■ What this task involves
Filter the entries below, keeping only lines with the word "would".

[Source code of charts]
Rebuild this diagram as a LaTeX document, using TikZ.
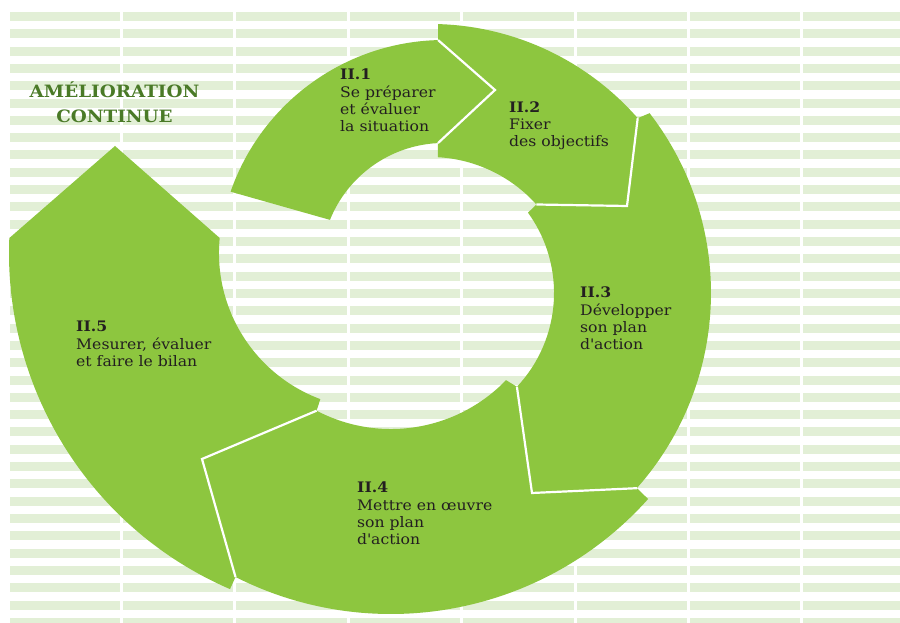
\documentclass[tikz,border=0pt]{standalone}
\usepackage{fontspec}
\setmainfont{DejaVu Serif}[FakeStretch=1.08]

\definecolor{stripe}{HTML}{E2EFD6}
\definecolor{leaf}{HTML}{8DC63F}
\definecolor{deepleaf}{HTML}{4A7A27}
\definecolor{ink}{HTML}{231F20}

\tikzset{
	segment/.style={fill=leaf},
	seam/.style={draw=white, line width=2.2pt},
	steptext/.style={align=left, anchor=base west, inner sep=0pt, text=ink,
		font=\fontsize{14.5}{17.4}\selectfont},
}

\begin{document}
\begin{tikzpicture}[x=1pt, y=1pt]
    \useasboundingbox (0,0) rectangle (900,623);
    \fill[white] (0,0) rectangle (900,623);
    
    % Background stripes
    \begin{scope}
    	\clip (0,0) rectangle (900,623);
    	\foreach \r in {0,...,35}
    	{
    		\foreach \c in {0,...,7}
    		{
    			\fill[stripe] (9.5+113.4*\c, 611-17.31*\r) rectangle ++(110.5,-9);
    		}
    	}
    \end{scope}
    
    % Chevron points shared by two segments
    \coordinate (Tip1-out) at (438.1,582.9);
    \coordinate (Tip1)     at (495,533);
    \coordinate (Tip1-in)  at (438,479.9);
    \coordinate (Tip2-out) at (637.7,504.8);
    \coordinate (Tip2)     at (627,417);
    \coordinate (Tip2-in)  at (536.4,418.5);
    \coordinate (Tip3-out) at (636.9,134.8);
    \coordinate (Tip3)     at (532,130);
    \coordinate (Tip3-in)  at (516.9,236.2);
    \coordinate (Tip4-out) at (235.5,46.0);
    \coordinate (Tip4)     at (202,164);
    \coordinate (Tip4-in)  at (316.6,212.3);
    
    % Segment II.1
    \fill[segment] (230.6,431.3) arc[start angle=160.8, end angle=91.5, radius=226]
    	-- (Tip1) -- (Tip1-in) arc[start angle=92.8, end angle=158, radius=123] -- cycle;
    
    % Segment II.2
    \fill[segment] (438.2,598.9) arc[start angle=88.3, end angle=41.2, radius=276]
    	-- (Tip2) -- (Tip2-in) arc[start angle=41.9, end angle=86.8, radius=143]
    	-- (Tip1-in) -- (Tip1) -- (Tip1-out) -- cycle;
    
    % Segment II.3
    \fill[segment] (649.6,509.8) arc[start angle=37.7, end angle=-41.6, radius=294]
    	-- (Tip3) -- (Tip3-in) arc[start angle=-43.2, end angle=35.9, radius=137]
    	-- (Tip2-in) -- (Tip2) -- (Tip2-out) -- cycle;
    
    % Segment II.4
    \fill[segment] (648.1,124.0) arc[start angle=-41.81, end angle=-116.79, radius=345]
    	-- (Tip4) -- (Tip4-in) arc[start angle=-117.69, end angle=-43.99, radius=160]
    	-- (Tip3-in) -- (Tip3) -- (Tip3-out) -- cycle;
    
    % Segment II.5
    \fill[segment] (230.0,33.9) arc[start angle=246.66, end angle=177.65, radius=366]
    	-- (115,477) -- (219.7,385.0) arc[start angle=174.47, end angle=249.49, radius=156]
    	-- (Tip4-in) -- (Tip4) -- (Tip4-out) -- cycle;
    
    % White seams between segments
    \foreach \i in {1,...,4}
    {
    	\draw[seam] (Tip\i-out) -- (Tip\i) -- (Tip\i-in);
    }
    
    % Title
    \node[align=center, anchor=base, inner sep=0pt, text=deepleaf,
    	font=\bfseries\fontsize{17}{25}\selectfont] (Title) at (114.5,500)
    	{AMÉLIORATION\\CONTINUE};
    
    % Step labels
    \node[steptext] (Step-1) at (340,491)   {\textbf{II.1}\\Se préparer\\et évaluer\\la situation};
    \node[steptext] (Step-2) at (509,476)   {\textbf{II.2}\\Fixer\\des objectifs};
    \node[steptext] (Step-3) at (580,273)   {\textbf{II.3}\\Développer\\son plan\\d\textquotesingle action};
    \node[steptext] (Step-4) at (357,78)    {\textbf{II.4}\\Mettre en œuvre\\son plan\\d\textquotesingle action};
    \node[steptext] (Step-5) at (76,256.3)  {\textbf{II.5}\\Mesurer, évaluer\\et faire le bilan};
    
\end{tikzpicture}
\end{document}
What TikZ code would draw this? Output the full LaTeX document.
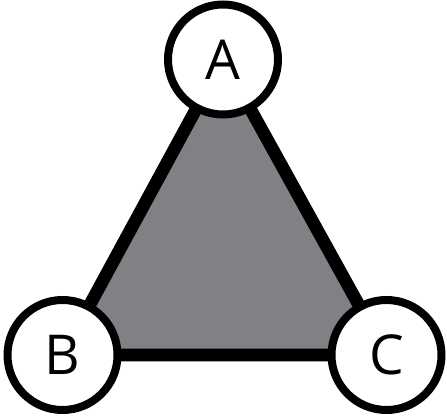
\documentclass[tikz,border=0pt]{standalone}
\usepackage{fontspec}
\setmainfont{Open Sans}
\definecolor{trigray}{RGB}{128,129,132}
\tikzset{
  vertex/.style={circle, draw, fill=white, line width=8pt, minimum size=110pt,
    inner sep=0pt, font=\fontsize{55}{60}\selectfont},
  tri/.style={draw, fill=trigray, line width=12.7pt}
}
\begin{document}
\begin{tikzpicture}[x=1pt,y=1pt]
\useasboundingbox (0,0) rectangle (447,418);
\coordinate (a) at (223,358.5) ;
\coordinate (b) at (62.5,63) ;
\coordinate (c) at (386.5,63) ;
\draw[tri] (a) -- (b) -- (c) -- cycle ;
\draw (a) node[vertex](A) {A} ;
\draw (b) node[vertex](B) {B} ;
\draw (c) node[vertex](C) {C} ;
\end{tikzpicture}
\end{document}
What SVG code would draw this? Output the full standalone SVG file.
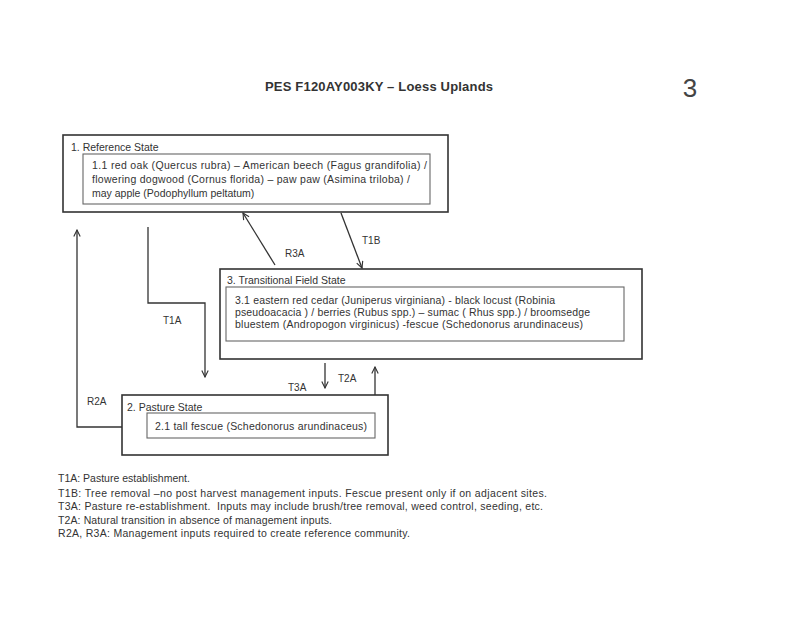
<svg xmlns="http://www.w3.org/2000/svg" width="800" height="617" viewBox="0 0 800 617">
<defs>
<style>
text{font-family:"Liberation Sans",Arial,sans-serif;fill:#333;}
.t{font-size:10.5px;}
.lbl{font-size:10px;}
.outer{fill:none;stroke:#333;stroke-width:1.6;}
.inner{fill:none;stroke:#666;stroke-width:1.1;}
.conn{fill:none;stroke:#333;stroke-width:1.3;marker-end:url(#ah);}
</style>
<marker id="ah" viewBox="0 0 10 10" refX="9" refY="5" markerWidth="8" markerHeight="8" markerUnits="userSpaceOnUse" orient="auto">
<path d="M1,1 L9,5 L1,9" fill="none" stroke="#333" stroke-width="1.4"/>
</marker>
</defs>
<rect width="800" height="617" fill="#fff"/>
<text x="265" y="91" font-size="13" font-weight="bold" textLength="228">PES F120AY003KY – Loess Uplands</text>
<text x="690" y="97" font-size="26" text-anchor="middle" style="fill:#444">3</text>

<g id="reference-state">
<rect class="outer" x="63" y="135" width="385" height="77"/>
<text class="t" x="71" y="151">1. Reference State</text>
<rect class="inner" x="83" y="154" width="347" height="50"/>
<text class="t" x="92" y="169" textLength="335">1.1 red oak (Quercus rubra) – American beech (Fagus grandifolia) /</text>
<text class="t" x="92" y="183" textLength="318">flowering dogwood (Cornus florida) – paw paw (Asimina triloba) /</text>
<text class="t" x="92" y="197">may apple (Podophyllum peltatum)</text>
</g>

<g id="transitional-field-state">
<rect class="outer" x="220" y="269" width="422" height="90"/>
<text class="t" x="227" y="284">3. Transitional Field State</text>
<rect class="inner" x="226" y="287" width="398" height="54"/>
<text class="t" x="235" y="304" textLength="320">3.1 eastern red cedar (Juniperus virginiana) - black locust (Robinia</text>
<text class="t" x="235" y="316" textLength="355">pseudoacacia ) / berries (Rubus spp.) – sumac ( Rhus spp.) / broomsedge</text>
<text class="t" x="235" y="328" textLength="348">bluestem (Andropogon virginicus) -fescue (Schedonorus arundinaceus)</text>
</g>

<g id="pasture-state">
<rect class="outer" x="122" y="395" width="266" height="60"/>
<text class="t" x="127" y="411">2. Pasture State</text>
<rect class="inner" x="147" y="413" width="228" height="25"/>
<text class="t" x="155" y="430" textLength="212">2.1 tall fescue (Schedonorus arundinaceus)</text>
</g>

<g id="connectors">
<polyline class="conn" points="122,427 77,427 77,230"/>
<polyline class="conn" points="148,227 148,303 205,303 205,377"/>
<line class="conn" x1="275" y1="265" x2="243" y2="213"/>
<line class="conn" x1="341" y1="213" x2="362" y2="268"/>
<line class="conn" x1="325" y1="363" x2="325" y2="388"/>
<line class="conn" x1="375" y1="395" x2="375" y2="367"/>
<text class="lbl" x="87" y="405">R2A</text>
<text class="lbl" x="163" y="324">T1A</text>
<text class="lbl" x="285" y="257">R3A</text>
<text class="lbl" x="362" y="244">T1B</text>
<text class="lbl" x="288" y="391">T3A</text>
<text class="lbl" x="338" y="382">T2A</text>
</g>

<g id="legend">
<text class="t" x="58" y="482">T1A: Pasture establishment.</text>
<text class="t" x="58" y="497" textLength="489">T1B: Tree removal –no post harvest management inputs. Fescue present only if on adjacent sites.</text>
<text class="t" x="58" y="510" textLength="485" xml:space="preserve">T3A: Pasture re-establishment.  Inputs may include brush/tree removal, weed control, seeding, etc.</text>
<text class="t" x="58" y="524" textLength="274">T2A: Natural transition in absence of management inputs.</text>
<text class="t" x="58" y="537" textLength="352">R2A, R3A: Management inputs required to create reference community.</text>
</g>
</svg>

■ Response for this exercise
What TikZ code would draw this? Output the full LaTeX document.
What SVG code would draw this? Output the full standalone SVG file.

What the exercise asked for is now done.